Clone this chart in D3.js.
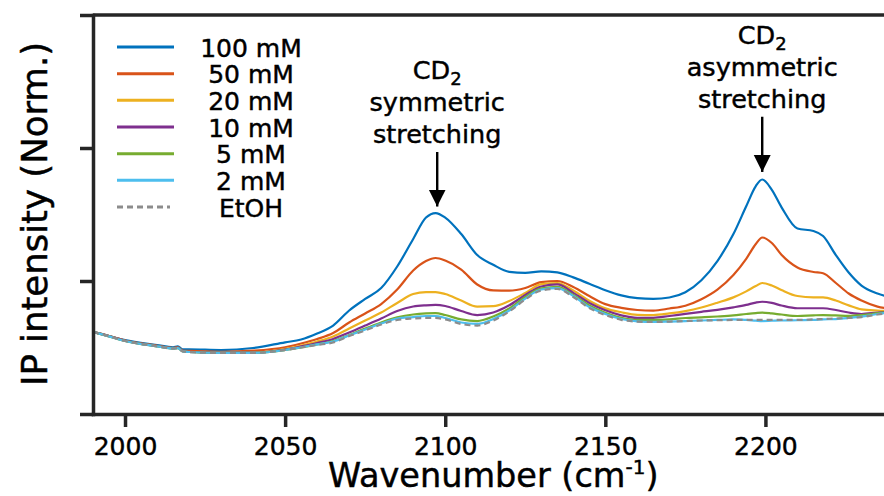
<!DOCTYPE html>
<html>
<head>
<meta charset="utf-8">
<script src="https://cdn.jsdelivr.net/npm/d3@7"></script>
<style>
body { margin: 0; background: #fff; }
text { font-family: "DejaVu Sans", Verdana, sans-serif; fill: #000; stroke: #000; stroke-width: 0.45px; }
</style>
</head>
<body>
<svg id="chart" width="884" height="496"></svg>
<script>
// spectra (normalised IP intensity)
var wavenumber = [1990, 1995, 2000, 2010, 2015, 2016.5, 2018, 2020, 2030, 2040, 2050, 2055, 2060, 2065, 2070, 2075, 2080, 2085, 2090, 2094, 2097, 2100, 2105, 2110, 2115, 2120, 2125, 2130, 2135, 2140, 2145, 2150, 2155, 2160, 2165, 2170, 2175, 2180, 2185, 2190, 2194, 2197, 2199, 2202, 2205, 2210, 2215, 2218, 2222, 2226, 2230, 2235, 2240];

var int100 = [0.617, 0.586, 0.556, 0.519, 0.502, 0.508, 0.486, 0.486, 0.481, 0.496, 0.539, 0.560, 0.605, 0.665, 0.778, 0.865, 0.947, 1.109, 1.316, 1.477, 1.511, 1.477, 1.353, 1.195, 1.122, 1.069, 1.061, 1.073, 1.065, 1.027, 0.979, 0.931, 0.892, 0.871, 0.865, 0.876, 0.916, 1.006, 1.150, 1.353, 1.562, 1.714, 1.763, 1.686, 1.556, 1.395, 1.376, 1.338, 1.195, 1.064, 0.966, 0.906, 0.872];
var int50 = [0.617, 0.586, 0.553, 0.513, 0.496, 0.502, 0.477, 0.474, 0.468, 0.476, 0.502, 0.530, 0.564, 0.609, 0.688, 0.756, 0.827, 0.936, 1.079, 1.150, 1.173, 1.154, 1.086, 0.974, 0.929, 0.927, 0.947, 0.992, 1.000, 0.955, 0.887, 0.826, 0.798, 0.782, 0.777, 0.793, 0.814, 0.863, 0.935, 1.045, 1.167, 1.278, 1.327, 1.286, 1.198, 1.102, 1.068, 1.058, 0.985, 0.906, 0.853, 0.807, 0.789];
var int20 = [0.617, 0.586, 0.551, 0.511, 0.494, 0.498, 0.474, 0.468, 0.461, 0.461, 0.490, 0.515, 0.545, 0.583, 0.643, 0.703, 0.763, 0.835, 0.902, 0.917, 0.917, 0.902, 0.853, 0.808, 0.811, 0.850, 0.910, 0.977, 0.985, 0.928, 0.851, 0.794, 0.765, 0.746, 0.744, 0.756, 0.774, 0.801, 0.837, 0.877, 0.922, 0.962, 0.985, 0.966, 0.932, 0.887, 0.877, 0.877, 0.853, 0.817, 0.787, 0.778, 0.774];
var int10 = [0.617, 0.586, 0.551, 0.511, 0.494, 0.498, 0.474, 0.468, 0.461, 0.461, 0.485, 0.508, 0.534, 0.564, 0.613, 0.665, 0.718, 0.774, 0.808, 0.817, 0.820, 0.812, 0.774, 0.744, 0.763, 0.817, 0.895, 0.959, 0.974, 0.911, 0.835, 0.780, 0.742, 0.723, 0.723, 0.737, 0.753, 0.768, 0.783, 0.802, 0.820, 0.838, 0.844, 0.835, 0.816, 0.795, 0.795, 0.795, 0.782, 0.763, 0.752, 0.763, 0.771];
var int5 = [0.617, 0.584, 0.549, 0.509, 0.492, 0.496, 0.471, 0.466, 0.459, 0.459, 0.481, 0.500, 0.523, 0.549, 0.594, 0.643, 0.688, 0.726, 0.748, 0.756, 0.758, 0.744, 0.711, 0.699, 0.733, 0.793, 0.880, 0.944, 0.956, 0.895, 0.816, 0.762, 0.724, 0.708, 0.708, 0.712, 0.722, 0.727, 0.733, 0.741, 0.752, 0.759, 0.762, 0.756, 0.748, 0.737, 0.742, 0.744, 0.741, 0.738, 0.744, 0.759, 0.774];
var int2 = [0.617, 0.584, 0.549, 0.509, 0.492, 0.496, 0.471, 0.466, 0.459, 0.459, 0.481, 0.502, 0.523, 0.545, 0.590, 0.635, 0.680, 0.718, 0.729, 0.737, 0.737, 0.722, 0.688, 0.677, 0.714, 0.778, 0.868, 0.936, 0.947, 0.887, 0.805, 0.752, 0.714, 0.697, 0.692, 0.695, 0.699, 0.703, 0.707, 0.711, 0.707, 0.702, 0.699, 0.701, 0.703, 0.705, 0.707, 0.711, 0.714, 0.722, 0.732, 0.752, 0.767];
var intEtOH = [0.617, 0.584, 0.549, 0.509, 0.492, 0.496, 0.471, 0.466, 0.459, 0.459, 0.481, 0.500, 0.519, 0.538, 0.586, 0.628, 0.673, 0.707, 0.718, 0.722, 0.722, 0.711, 0.677, 0.665, 0.703, 0.771, 0.861, 0.929, 0.941, 0.880, 0.797, 0.744, 0.708, 0.695, 0.692, 0.695, 0.699, 0.703, 0.705, 0.707, 0.707, 0.707, 0.707, 0.707, 0.707, 0.707, 0.711, 0.714, 0.718, 0.722, 0.729, 0.748, 0.763];

var seriesNames = ["100 mM", "50 mM", "20 mM", "10 mM", "5 mM", "2 mM", "EtOH"];
var seriesValues = [int100, int50, int20, int10, int5, int2, intEtOH];
var seriesColors = ["#0072BD", "#D95319", "#EDB120", "#7E2F8E", "#77AC30", "#4DBEEE", "#8c8c8c"];

var xTicks = [2000, 2050, 2100, 2150, 2200];
var yTicks = [0, 1, 2, 3];

var annotations = [
  {lines: ["symmetric", "stretching"], x: 2097.5, tip: 1.56, tail: 1.97},
  {lines: ["asymmetric", "stretching"], x: 2199, tip: 1.82, tail: 2.235}
];

//set up container

var svg = d3.select("#chart"),
margin = {top: 15, left: 93},
width = 800.5,
height = 399,
g = svg.append("g").attr("transform", "translate(" + margin.left + "," + margin.top + ")");

svg.insert("rect", ":first-child").attr("width", 884).attr("height", 496).attr("fill", "#fff");

var x = d3.scaleLinear().domain([1990, 2240]).range([0, width]);
var y = d3.scaleLinear().domain([0, 3]).range([height, 0]);

var series = seriesNames.map(function(name, i) {
  return {
    name: name,
    color: seriesColors[i],
    dashed: name == "EtOH",
    values: wavenumber.map(function(w, j) { return {w: w, v: seriesValues[i][j]}; })
  };
});

var line = d3.line()
.x(function(d) { return x(d.w); })
.y(function(d) { return y(d.v); })
.curve(d3.curveMonotoneX);

g.selectAll(".serie")
.data(series)
.enter().append("path")
.attr("class", "serie")
.attr("fill", "none")
.attr("stroke", function(d) { return d.color; })
.attr("stroke-width", 2.2)
.attr("stroke-dasharray", function(d) { return d.dashed ? "6,4" : null; })
.attr("d", function(d) { return line(d.values); });

// axes
var spine = "#262626";

var xAxis = g.append("g")
.attr("transform", "translate(0," + height + ")")
.call(d3.axisBottom(x).tickValues(xTicks).tickSize(13).tickSizeOuter(0).tickPadding(10).tickFormat(d3.format("d")));

var yAxis = g.append("g")
.call(d3.axisLeft(y).tickValues(yTicks).tickSize(13).tickSizeOuter(0).tickFormat(""));

g.append("line")
.attr("x1", 0).attr("x2", width)
.attr("y1", y(3)).attr("y2", y(3))
.attr("stroke", spine).attr("stroke-width", 3.5);

[xAxis, yAxis].forEach(function(a) {
  a.select(".domain").attr("stroke", spine).attr("stroke-width", 3.5).attr("stroke-linecap", "square");
  a.selectAll(".tick line").attr("stroke", spine).attr("stroke-width", 3.5);
  a.selectAll(".tick text").style("font-size", "25px").attr("fill", "#000");
});

// axis labels
var xl = svg.append("text")
.attr("x", margin.left + width / 2)
.attr("y", 487)
.attr("text-anchor", "middle")
.style("font-size", "33.5px");
xl.append("tspan").text("Wavenumber (cm");
xl.append("tspan").attr("dy", -13).style("font-size", "20px").text("-1");
xl.append("tspan").attr("dy", 13).text(")");

svg.append("text")
.attr("transform", "rotate(-90)")
.attr("x", -214)
.attr("y", 47)
.attr("text-anchor", "middle")
.style("font-size", "35.5px")
.text("IP intensity (Norm.)");

// legend
var legend = svg.selectAll(".legend")
.data(series)
.enter().append("g")
.attr("class", "legend")
.attr("transform", function(d, i) { return "translate(0," + (47 + i * 26.67) + ")"; });

legend.append("line")
.attr("x1", 117)
.attr("x2", function(d) { return d.dashed ? 170 : 174; })
.attr("stroke", function(d) { return d.color; })
.attr("stroke-width", 3)
.attr("stroke-dasharray", function(d) { return d.dashed ? "6,4" : null; });

legend.append("text")
.attr("x", 251)
.attr("dy", "0.38em")
.attr("text-anchor", "middle")
.style("font-size", "25px")
.text(function(d) { return d.name; });

// annotations with arrows
svg.append("defs").append("marker")
.attr("id", "head")
.attr("viewBox", "0 0 10 10")
.attr("refX", 10).attr("refY", 5)
.attr("markerWidth", 17).attr("markerHeight", 20)
.attr("markerUnits", "userSpaceOnUse")
.attr("orient", "auto")
.append("path")
.attr("d", "M0,0L10,5L0,10Z")
.attr("fill", "#000");

annotations.forEach(function(a) {
  var ax = x(a.x), tailY = y(a.tail), tipY = y(a.tip);
  g.append("line")
  .attr("x1", ax).attr("x2", ax)
  .attr("y1", tailY).attr("y2", tipY)
  .attr("stroke", "#000")
  .attr("stroke-width", 2.4)
  .attr("marker-end", "url(#head)");

  var t = g.append("text")
  .attr("text-anchor", "middle")
  .style("font-size", "25.5px");
  var base = tailY - 9 - 32 * a.lines.length;
  var cd = t.append("tspan").attr("x", ax).attr("y", base);
  cd.text("CD");
  t.append("tspan").attr("dy", 6).style("font-size", "18px").text("2");
  a.lines.forEach(function(s, i) {
    t.append("tspan").attr("x", ax).attr("y", base + 32 * (i + 1)).text(s);
  });
});
</script>
</body>
</html>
☆ ☆ ☆
To do
From the opening line of the listing above through the line bearing "2230, 2235, 2240];", repeat each line exactly. Drop every picture.

Final result
Clone this chart in D3.js.
<!DOCTYPE html>
<html>
<head>
<meta charset="utf-8">
<script src="https://cdn.jsdelivr.net/npm/d3@7"></script>
<style>
body { margin: 0; background: #fff; }
text { font-family: "DejaVu Sans", Verdana, sans-serif; fill: #000; stroke: #000; stroke-width: 0.45px; }
</style>
</head>
<body>
<svg id="chart" width="884" height="496"></svg>
<script>
// spectra (normalised IP intensity)
var wavenumber = [1990, 1995, 2000, 2010, 2015, 2016.5, 2018, 2020, 2030, 2040, 2050, 2055, 2060, 2065, 2070, 2075, 2080, 2085, 2090, 2094, 2097, 2100, 2105, 2110, 2115, 2120, 2125, 2130, 2135, 2140, 2145, 2150, 2155, 2160, 2165, 2170, 2175, 2180, 2185, 2190, 2194, 2197, 2199, 2202, 2205, 2210, 2215, 2218, 2222, 2226, 2230, 2235, 2240];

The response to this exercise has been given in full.